GOP Candidate for Michigan Governor Wants to ‘Dismantle’ Public Schools

Ralph Rebandt said he wants to be Tudor Dixon's lieutenant governor. (Image via screenshot)

By Jason Salzman

April 7, 2022

During a recent forum, Ralph Rebandt said he also wants to eliminate sex education from schools, even though Michigan does not require it.

A candidate running to be Michigan’s next governor said recently that, if elected, he would like to “dismantle” the state’s public education system and “start over.” 

When asked at a GOP forum in Grand Rapids whether he would support “legislation that would allow for a voucher system so that parents can choose to take their tax dollars to private or to home school,” Ralph Rebandt replied: “Absolutely.” 

“We need to pretty much dismantle the public school system and rebuild it,” Rebandt, a pastor, told the crowd at the forum sponsored by Christian advocacy group Michigan Coalition for Freedom. “And I am all about a first-class education system, not a first-class indoctrination system. So, on my first day I would certainly do what [Virginia] Gov. Youngkin did and I would eliminate the same thing; I would eliminate critical race theory and all of the things that are anti-American and remove them.”

“I’ve even said that I would eliminate sex ed from curriculums in schools,” he added. 

Michigan schools are not required to teach sexual education, and critical race theory is an academic legal framework taught only in graduate level courses.

Rebandt didn’t answer an email seeking comment. 

RELATED: ‘These Policies Do Attack Michigan Families’: Inside Betsy DeVos and the Michigan GOP’s War on Public Schools

Rebandt and four other candidates at the March 29 forum are among the Michigan Republicans vying for the GOP nomination to take on Democrat Gov. Gretchen Whitmer in November.

Rebandt and fellow candidate Ryan Kelley both made baseless claims that the 2020 presidential election was stolen, but Kelley went further, arguing that Michiganders—including Whitmer—should be prosecuted and jailed over their supposed interference in the 2020 election.

“The people that stole that election need to be prosecuted, including Gretchen Whitmer, [Michigan Attorney General] Dana Nessel, and [Michigan Secretary of State] Jocelyn Benson,” said Kelley, who stormed the U.S. Capitol on Jan. 6, 2021, and is regarded as a top election conspiracist in Michigan. “You do not disrespect our constitutional republic and our election system the way that they did in 2020.”

Rebandt also promised an investigation but didn’t mention Whitmer by name.

“On day one of my administration, I will open an investigation into what happened. If people aren’t found out and aren’t prosecuted, they’ll do it again,” Rebandt told the crowd. 

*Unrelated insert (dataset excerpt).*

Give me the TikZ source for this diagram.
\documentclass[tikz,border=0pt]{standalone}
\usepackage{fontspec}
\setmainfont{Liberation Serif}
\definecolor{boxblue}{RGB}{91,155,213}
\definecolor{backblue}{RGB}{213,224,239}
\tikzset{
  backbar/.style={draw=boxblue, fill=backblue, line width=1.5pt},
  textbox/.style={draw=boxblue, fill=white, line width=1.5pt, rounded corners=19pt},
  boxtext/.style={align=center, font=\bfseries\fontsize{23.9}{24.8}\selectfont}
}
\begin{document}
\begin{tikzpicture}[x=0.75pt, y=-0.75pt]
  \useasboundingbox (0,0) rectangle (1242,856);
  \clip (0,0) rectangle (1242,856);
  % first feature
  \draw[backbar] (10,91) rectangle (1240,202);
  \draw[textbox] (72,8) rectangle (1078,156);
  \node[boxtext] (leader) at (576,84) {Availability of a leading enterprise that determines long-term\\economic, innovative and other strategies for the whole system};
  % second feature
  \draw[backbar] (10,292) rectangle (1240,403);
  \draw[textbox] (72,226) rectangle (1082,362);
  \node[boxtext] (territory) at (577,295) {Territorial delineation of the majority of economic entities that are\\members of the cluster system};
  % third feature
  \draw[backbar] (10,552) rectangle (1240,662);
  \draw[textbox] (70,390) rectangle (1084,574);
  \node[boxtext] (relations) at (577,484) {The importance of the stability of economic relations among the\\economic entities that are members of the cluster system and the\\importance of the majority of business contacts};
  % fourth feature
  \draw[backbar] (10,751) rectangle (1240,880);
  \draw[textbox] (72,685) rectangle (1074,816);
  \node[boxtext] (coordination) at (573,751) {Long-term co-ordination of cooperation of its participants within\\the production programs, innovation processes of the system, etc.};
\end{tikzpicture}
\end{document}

“There were ballots sent to addresses where there was nobody living,” said Rebandt. “Thousands of them. In Ann Arbor when kids were out of school. Somebody picked those up. Somebody actually sent those in. So, I am completely in favor of clearing up the past, putting people in jail for what they did, and then seeing, as we look at the future.”

To be clear, elections officials and others—including the Republican-led Oversight Committee in the state Senate—have found no evidence that there was any widespread fraud in Michigan during the 2020 election, where Joe Biden beat Trump by more than 154,000 votes. 

Kelley, who organized an anti-Whitmer protest last year that led to an armed attack on the Michigan Capitol, went on to say that people who “silenced” doctors about using Ivermectin to treat or prevent COVID-19 should be “prosecuted for murder.” Primarily a veterinary drug, Ivermectin’s use for the prevention or treatment of COVID-19 is unproven and possibly dangerous.

“I was kicked off of Twitter permanently because I was stating, well, first of all, Fauci is a fascist,” said Kelley, a former Allendale Township planning coordinator, “and second of all, that hydroxychloroquine and Ivermectin should be allowed to [be] prescribed, because, just like the left says about with masks, ‘if it saves just one life…’ Well how about effective treatments if it saves just one life? The individuals that silenced those doctors need to be prosecuted for murder charges.”

Rebandt and Kelley appear to be angling for the endorsement of former President Donald Trump. Both candidates joined Trump at a March fundraiser at Mar-a-Lago for Michigan GOP Attorney General candidate Matthew DePerno. Though Trump hasn’t endorsed a candidate in Michigan’s race for governor, the former president is clearly behind a slate of loyalists whom he wants to prevail at the April 23 Republican convention, where GOP activists will begin selecting candidates for down-ballot races like secretary of state. All Republican voters can participate in the primary for the governor’s race Aug. 2.

Other candidates at the forum were radio host and businessman Michael Markey, Jr., Bob Scott, a teacher, and Lansing resident Evan Space.

To make the Aug. 2 primary ballot, these Republican candidates, and over a dozen others in the race, need to submit 15,000 signatures by April 19.